Tragédie sociale

La mort de la jeune Ruwaidah, 13 ans, mariée religieusement et qui porte en elle une vie, a bouleversé la nation entière. Une fois n’est pas coutume, des esprits tordus ont, encore une fois, tenté de communaliser le débat. Ne voilons pas la face. Combien de Ruwaidah existe-t-il à Maurice ? Certes, la plupart ne sont pas mariées. Fut-il religieusement ou pas. D’ailleurs, ce n’est pas là que se situe le véritable problème. Aucune loi à Maurice, tout comme dans la plupart des pays islamiques, n’autorise le Nikah à 13 ans. Les règlements du Muslim Family Council (MFC) sont clairs. L’âge permis pour contracter le Nikah est à 16 ans, conformément à la Civil Status Act. N’en déplaise aux semeurs de zizanie ! Il va donc sans dire que ceux qui violent la loi doivent être traduits devant la justice. Mais là où le bât blesse, c’est qu’il aura fallu le décès de la petite Ruwaidah pour que les autorités, et les Mauriciens, réagissent enfin quant à ce phénomène grandissant.  

Ouvrons grands nos yeux et regardons les statistiques officielles ô combien éloquentes. Du côté de la Child Development Unit (CDU), le nombre d’adolescentes qui sont enceintes est estimé à 33 rien que pour la période de janvier à mai 2018. Le Mauritius Family Planning (MFP) relève, lui, 79 cas de grossesses précoces durant les quatre premiers mois de l’année. Et ces chiffres ne font que grossir d’année en année. De 200 en 2014, le nombre de grossesses précoces chez les jeunes filles est passé à 300 en 2017, selon les statistiques du MFP. Ce problème sociétal ne date pas d’hier et mérite qu’on s’y attarde. Cessons d’être hypocrites. Ce problème transcende toutes les communautés et toutes les couches sociales et mérite ainsi une approche plus globale.  La ministre de l’Égalité des Genres, qui a fait du Children’s Bill l’une de ses priorités, devrait s’y pencher le plus vite possible. Mais c’est une bataille qui n’est pas gagnée d’avance, et ce pour diverses raisons. Surtout quand on sait que la majorité de ces adolescentes sont confrontées à des problèmes sociaux ou psychologiques et qu’elles nécessitent une prise en charge très spécifique.

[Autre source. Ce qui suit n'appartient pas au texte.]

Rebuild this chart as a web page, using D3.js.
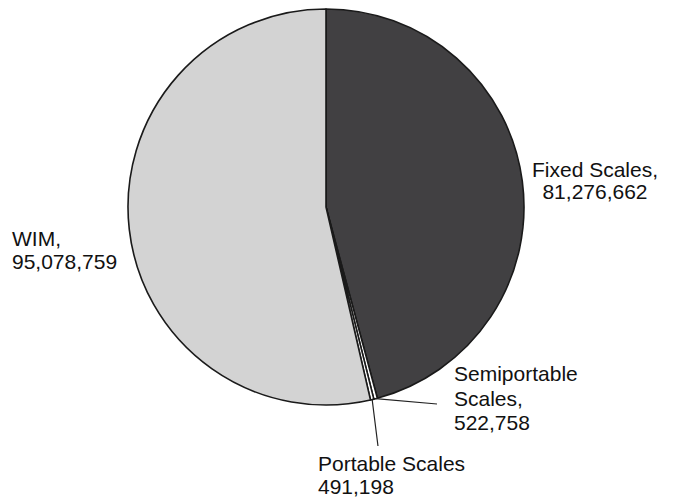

La tâche de Roubina Jadoo-Jaunboccus s’annonce ardue. Déjà qu’elle arrive difficilement à mettre bon ordre dans les shelters qui tombent sous la tutelle de son ministère et où les fugues sont devenues monnaie courante. Pas plus tard que cette semaine d’ailleurs, neuf mineurs se sont enfuis du shelter La Colombe à La Tour Koenig. Après la fugue de trois mineurs âgés de 10, 12 et 13 ans lundi, la ministre avait pourtant donné la garantie (voir notre dossier en pages 14-15) que ces incidents ne se répèteront plus. Ce qui n’a nullement empêché six autres mineurs de s’enfuir de ce même shelter vendredi ! Ironie ou incompétence ? Maintenant que le dossier brûlant de la grossesse précoce est venu s’ajouter aux défis auxquels son ministère est confronté, la ministre de l’Égalité des Genres devra marcher sur des charbons ardents. Elle doit agir vite. Et de façon efficace. Cela afin d’éviter qu’une autre Ruwaidah se retrouve dans la même situation. Et qu’elle ne connaisse une même fin tragique.